> _Challenge_: Output exactly the lines from the line containing "Emit a component" through the line containing "const yInterval = 50;", inclusive, and omit any pictures.
"""
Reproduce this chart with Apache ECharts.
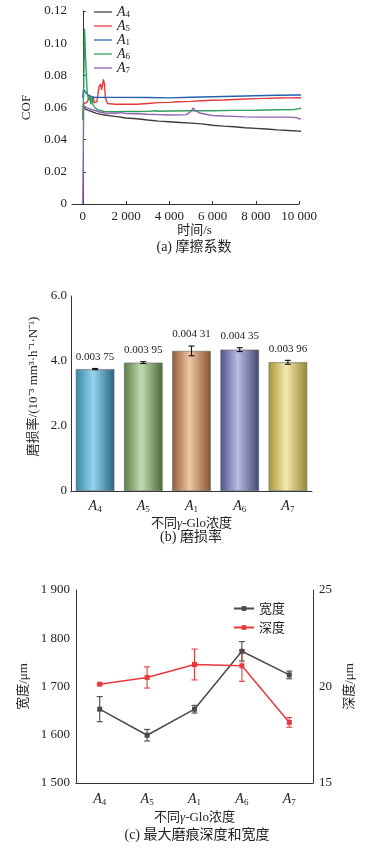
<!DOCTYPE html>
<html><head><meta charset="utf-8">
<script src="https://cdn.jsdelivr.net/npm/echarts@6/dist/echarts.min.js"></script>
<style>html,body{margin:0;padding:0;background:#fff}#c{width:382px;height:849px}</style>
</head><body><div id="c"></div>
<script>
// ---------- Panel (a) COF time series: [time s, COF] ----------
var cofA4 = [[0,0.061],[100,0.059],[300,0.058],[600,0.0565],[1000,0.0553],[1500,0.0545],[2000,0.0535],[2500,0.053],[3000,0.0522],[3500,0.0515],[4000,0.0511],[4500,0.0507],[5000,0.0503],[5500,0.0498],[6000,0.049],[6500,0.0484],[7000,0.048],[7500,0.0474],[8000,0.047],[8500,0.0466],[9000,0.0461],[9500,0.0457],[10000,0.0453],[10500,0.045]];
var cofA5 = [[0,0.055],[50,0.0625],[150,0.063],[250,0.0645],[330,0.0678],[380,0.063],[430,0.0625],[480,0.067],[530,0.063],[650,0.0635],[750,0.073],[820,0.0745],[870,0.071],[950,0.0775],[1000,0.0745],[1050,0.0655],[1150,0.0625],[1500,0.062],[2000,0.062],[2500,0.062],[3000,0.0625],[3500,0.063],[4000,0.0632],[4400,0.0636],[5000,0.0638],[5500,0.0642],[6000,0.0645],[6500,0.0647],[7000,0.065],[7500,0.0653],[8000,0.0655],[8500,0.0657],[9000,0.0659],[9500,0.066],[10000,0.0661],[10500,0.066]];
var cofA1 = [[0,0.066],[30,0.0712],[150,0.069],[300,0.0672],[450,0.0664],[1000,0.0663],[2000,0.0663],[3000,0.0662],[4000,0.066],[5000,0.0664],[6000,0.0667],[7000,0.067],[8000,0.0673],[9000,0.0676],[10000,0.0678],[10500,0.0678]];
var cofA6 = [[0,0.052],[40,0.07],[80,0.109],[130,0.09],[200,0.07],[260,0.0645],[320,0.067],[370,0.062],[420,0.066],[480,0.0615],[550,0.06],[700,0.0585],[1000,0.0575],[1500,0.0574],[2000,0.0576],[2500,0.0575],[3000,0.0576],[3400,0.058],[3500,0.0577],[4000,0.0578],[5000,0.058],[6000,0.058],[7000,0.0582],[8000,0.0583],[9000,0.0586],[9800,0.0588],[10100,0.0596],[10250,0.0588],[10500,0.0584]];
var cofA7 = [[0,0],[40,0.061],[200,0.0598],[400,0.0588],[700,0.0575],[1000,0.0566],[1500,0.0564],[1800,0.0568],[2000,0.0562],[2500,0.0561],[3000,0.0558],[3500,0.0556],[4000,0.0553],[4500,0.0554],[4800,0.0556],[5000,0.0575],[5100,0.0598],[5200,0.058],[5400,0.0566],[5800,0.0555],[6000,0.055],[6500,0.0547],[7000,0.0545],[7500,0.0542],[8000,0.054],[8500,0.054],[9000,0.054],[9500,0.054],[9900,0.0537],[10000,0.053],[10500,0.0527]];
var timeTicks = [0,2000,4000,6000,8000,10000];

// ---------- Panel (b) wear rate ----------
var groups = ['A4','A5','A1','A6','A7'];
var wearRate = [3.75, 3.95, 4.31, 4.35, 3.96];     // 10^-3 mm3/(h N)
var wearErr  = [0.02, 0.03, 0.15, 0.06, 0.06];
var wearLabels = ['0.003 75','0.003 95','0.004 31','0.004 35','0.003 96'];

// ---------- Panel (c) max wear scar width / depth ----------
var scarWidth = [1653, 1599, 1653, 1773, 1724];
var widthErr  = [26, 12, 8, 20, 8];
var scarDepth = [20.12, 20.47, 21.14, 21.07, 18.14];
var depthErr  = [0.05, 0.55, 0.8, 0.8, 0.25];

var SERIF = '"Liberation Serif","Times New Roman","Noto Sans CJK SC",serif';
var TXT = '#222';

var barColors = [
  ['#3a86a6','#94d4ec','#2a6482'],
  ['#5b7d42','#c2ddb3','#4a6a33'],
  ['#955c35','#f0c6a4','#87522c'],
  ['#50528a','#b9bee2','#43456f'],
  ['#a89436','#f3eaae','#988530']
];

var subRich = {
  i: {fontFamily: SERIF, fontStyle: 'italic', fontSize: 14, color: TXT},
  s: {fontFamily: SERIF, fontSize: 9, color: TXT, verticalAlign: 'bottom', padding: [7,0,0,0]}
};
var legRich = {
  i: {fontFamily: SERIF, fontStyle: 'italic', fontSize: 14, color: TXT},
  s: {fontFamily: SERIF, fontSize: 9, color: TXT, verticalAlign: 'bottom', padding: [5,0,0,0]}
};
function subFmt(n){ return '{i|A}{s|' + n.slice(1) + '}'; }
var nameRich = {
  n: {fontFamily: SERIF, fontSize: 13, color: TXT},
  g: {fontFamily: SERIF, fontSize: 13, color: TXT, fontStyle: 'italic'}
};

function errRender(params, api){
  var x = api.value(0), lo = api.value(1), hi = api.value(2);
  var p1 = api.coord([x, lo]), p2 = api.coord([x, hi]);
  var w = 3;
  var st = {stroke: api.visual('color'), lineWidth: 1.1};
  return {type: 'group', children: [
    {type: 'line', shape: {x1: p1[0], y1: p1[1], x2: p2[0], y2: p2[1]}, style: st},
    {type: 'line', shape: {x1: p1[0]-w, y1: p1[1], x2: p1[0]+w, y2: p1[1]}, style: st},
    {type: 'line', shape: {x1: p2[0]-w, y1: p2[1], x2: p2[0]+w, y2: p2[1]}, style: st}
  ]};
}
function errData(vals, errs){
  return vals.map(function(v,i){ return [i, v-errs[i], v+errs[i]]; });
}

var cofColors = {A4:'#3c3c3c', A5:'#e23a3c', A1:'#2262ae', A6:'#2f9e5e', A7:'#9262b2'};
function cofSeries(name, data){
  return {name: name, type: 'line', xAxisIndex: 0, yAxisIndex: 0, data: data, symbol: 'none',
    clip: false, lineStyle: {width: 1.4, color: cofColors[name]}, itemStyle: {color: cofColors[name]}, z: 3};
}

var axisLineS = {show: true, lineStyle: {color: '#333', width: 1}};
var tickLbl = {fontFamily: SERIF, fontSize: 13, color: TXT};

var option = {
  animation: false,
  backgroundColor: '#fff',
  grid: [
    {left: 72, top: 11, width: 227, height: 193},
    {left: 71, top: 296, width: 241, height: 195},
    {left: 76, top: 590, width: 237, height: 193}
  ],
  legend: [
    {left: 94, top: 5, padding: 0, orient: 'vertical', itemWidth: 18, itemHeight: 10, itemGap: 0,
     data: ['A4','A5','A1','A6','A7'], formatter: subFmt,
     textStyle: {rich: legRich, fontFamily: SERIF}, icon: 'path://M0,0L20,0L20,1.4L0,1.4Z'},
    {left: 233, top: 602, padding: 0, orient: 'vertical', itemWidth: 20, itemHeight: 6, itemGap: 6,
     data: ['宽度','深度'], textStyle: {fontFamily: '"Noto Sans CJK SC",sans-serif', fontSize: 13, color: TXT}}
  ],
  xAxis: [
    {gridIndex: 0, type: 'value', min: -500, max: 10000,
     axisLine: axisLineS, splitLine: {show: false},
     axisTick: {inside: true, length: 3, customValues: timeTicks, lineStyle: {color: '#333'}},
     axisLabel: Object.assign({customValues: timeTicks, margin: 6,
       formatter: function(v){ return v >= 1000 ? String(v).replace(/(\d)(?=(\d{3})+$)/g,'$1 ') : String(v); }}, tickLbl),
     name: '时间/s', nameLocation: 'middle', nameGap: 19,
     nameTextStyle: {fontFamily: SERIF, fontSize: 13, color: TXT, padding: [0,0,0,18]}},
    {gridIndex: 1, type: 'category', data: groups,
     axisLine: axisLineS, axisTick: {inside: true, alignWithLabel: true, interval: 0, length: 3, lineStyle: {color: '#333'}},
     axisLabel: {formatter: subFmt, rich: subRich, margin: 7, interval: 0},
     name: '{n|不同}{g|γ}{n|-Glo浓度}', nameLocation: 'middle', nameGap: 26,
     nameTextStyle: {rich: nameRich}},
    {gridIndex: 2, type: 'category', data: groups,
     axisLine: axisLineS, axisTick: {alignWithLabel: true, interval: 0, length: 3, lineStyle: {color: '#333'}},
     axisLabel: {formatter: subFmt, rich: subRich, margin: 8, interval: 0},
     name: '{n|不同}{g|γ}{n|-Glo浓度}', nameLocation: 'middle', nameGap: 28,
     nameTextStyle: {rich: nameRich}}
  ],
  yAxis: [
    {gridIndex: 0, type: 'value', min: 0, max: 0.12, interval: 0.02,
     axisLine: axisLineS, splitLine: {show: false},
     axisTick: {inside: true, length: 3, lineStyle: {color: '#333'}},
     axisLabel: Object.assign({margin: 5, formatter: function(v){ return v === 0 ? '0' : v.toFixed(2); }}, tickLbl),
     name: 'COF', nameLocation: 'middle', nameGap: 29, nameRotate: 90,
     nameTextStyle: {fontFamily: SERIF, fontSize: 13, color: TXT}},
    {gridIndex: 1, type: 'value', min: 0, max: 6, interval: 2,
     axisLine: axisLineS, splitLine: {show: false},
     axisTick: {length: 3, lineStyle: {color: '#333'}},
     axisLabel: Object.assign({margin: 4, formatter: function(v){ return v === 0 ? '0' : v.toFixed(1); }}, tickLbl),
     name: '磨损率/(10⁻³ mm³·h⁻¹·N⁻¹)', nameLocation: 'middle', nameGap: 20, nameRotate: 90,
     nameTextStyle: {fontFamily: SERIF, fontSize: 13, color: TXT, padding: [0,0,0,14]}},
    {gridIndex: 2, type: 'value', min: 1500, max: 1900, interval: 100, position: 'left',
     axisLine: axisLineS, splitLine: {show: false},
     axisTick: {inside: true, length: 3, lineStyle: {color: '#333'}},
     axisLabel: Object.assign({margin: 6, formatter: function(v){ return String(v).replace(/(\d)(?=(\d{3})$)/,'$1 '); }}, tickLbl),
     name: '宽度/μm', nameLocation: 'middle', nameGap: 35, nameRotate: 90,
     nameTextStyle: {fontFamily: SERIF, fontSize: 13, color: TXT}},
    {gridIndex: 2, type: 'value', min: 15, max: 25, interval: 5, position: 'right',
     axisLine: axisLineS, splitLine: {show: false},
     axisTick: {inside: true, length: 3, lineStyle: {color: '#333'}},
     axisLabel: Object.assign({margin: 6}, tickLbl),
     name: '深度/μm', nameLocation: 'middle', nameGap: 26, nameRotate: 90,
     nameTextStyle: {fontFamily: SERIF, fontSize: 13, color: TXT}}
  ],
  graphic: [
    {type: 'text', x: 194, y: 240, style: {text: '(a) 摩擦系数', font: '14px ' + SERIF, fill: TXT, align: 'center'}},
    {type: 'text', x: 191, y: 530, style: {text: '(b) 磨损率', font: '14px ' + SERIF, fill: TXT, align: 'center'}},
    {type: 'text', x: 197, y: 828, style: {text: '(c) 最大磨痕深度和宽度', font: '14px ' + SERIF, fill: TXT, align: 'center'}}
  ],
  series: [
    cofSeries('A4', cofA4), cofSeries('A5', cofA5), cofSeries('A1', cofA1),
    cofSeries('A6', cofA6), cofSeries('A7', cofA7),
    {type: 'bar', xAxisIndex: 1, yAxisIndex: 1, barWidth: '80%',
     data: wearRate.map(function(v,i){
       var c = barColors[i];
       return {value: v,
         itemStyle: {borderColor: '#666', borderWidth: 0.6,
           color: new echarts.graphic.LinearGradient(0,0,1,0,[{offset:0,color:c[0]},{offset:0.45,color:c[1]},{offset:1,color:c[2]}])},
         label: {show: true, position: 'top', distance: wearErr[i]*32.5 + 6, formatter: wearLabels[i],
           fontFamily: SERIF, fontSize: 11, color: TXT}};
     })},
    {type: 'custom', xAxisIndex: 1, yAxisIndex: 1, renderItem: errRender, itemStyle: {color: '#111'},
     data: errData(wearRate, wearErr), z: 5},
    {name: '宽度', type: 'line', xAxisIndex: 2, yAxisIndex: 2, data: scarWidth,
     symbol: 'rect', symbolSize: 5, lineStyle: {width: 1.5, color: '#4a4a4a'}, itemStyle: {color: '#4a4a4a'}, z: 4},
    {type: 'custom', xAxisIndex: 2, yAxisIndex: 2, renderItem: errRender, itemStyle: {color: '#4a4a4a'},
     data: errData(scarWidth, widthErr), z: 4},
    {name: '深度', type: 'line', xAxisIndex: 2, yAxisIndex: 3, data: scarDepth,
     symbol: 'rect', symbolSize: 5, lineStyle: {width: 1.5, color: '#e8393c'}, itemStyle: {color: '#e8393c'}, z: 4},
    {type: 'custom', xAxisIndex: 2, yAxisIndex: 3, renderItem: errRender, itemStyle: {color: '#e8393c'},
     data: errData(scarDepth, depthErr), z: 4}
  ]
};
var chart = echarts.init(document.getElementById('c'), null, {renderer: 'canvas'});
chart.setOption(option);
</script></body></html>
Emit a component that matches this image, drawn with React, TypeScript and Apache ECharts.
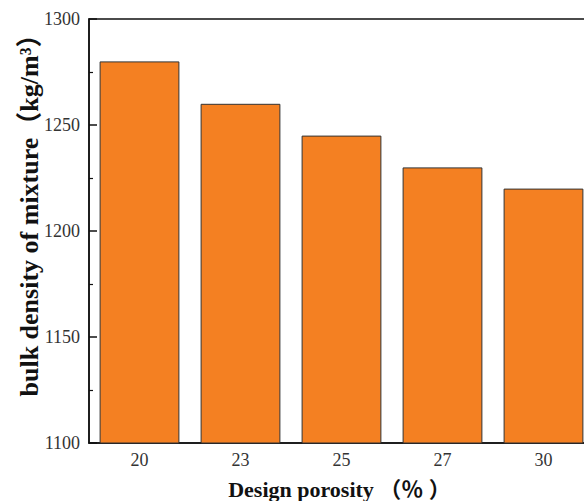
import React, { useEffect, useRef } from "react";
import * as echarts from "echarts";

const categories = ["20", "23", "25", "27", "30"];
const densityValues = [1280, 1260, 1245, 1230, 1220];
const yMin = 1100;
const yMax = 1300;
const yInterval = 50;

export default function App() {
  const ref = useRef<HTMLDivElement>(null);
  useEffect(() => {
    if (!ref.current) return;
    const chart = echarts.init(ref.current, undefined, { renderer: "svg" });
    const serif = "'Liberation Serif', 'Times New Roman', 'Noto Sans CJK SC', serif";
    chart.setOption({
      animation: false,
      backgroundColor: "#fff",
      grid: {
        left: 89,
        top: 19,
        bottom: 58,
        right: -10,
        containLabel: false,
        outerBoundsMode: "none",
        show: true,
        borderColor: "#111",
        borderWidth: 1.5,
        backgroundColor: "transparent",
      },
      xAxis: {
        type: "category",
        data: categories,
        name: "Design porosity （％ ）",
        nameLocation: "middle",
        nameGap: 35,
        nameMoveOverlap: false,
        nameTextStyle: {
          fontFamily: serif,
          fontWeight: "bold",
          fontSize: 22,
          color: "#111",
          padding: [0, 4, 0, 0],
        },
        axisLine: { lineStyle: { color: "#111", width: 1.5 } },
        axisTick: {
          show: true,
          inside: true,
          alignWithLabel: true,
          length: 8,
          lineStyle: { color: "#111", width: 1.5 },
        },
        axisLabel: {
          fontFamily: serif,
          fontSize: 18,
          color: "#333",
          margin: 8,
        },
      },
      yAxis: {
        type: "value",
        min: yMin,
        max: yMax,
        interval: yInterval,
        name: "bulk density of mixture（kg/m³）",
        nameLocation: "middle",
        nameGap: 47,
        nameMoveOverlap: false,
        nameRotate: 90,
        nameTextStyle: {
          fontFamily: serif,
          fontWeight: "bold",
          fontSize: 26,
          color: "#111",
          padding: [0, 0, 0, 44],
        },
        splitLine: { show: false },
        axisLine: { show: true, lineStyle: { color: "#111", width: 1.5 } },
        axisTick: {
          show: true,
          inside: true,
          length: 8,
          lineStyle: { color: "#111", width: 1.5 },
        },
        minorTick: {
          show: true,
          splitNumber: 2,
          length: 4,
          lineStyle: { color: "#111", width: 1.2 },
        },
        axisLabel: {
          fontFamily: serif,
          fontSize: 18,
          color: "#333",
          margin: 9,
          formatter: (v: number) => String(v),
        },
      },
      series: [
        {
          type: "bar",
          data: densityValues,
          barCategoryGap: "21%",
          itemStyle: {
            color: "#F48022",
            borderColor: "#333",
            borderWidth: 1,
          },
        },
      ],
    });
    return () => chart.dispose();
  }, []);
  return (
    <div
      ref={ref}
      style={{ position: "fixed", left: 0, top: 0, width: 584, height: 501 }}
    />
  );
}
"""
> _Solution to the problem_:
Emit a component that matches this image, drawn with React, TypeScript and Apache ECharts.
import React, { useEffect, useRef } from "react";
import * as echarts from "echarts";

const categories = ["20", "23", "25", "27", "30"];
const densityValues = [1280, 1260, 1245, 1230, 1220];
const yMin = 1100;
const yMax = 1300;
const yInterval = 50;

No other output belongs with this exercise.